On September 1st I flipped the page of my Vincent van Gogh calendar up and was rewarded with The Starry Night and immediately came images of The Legend of Sleepy Hollow animated by Disney to my mind. Both are a narration of something that may happen at night, and we are excited and a little afraid of what that outcome might be.
When I was a girl by September I would have waved good bye to my relatives in Pennsylvania to return to Virginia to begin the school year. While my cousins were harvesting apples from their orchard in Pennsylvania to press into cider my friends and I in Virginia were hiking the battlegrounds and woods surrounding old York Town. Sure it would get cold eventually, but meanwhile we could gear up for our own traditions like ghost stories told under the full moon.
One of my friends lived in a house that had a screened-in porch that we would camp out in slumber parties until it was simply too cold. I have family and friends in both the north and the south and I don’t want to hurt anyone’s feelings, but when it comes to ghost stories southern girls do it best. On the peninsula we had an amazing variety of history to draw on; the original natives, the colonists; Massachusetts wasn’t the only place rumored to have witches. Cruel slavery imported a people along with their traditions and mythology as well.
Our particular favorites usually involved the full moon and houses long forgotten. We knew exactly where to find an abandoned drive long since overgrown by trees, some more than one hundred years old by the size of their girth and impassable by car, but easy enough for our bicycles. There through the woods on a lonely stretch of land stood a house near water. On the upper floor a tree busted through the roof. A few dishes were left in the antique cupboards. A pipe still packed with tobacco and a box of stick matches there beside it on the window sill and reflecting it all, an old mirror with the silver flecking off. Just such a find might guide our stories to the adventures of pirates; in fact many of the navigable waterways around Virginia were reputed hideaways for the dreaded buccaneers.
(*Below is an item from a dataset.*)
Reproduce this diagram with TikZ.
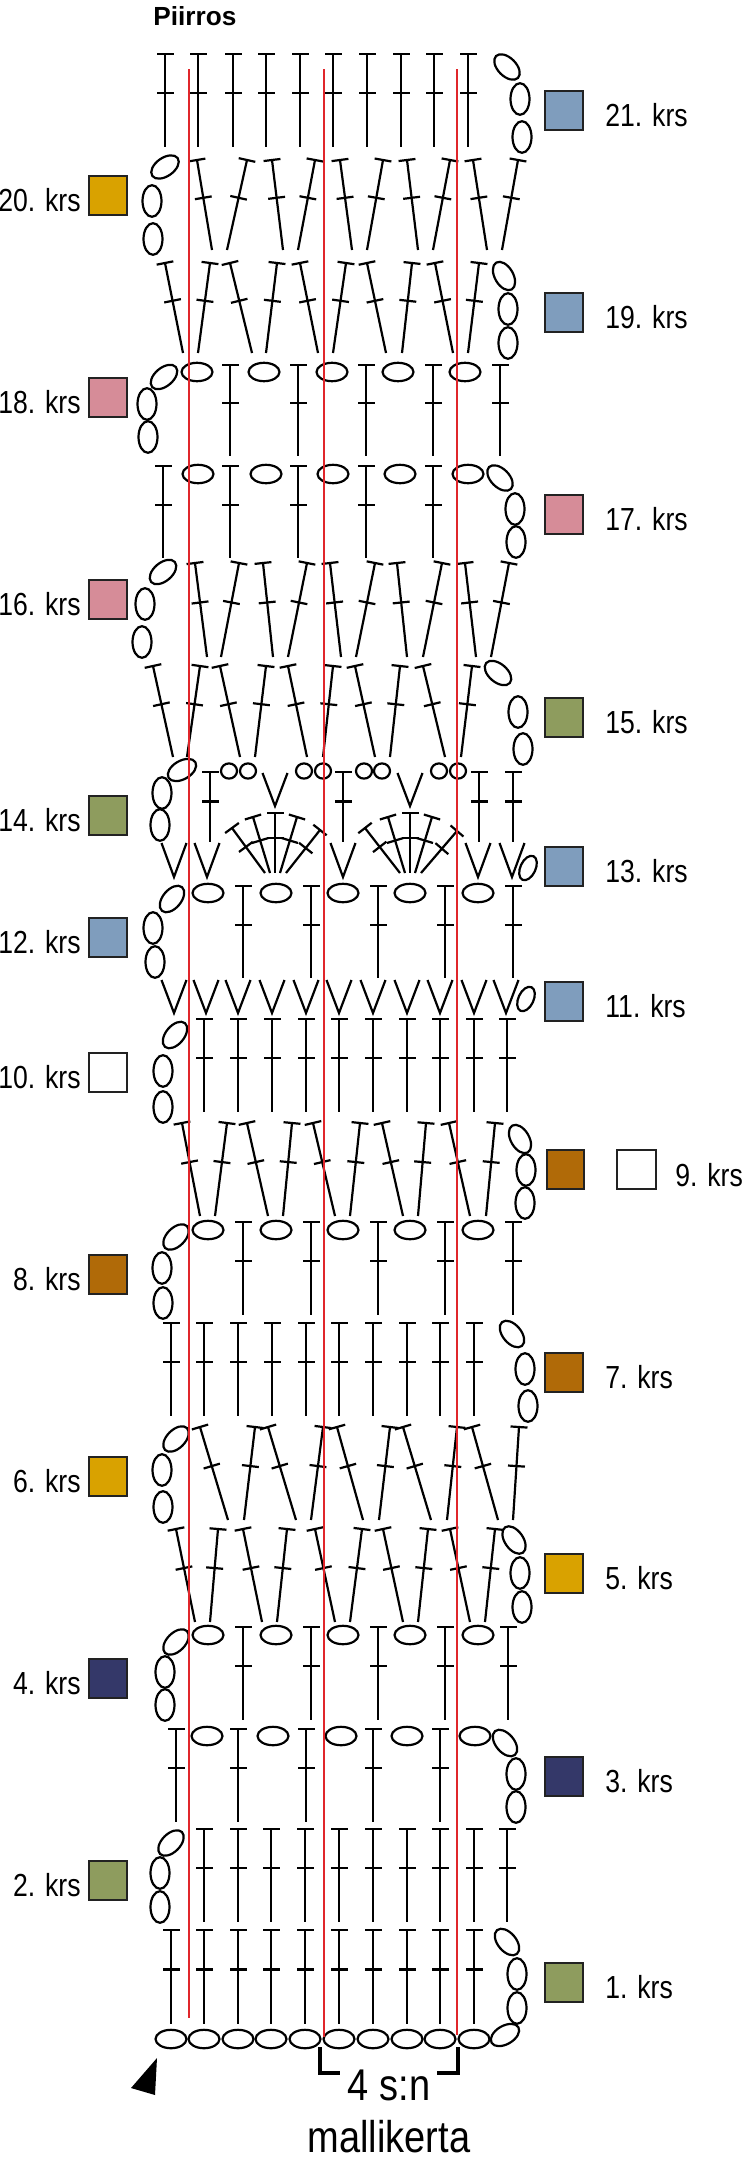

Our story telling did not restrict itself to just the past as Newport News was and is a very dynamic place culturally and historically but it is also a hub of technology and has several military installations nearby as well. These elements were all fodder to our nocturnal stories. I smile when I think of us in our sleeping bags huddled together with one of us illuminated by our lone flash light recounting the story of The Witch’s Tomb or Aliens like us and eating rice crispy treats and sipping orange soda through paper straws.
Seasons come and seasons go and this will be September’s only full moon. If the skies are clear, let us take the moment to put away our smart phones and take delight in the bounty of a beautiful moon, but most important to savor the company of our loved ones. Rice crispy treats and orange soda are of course optional.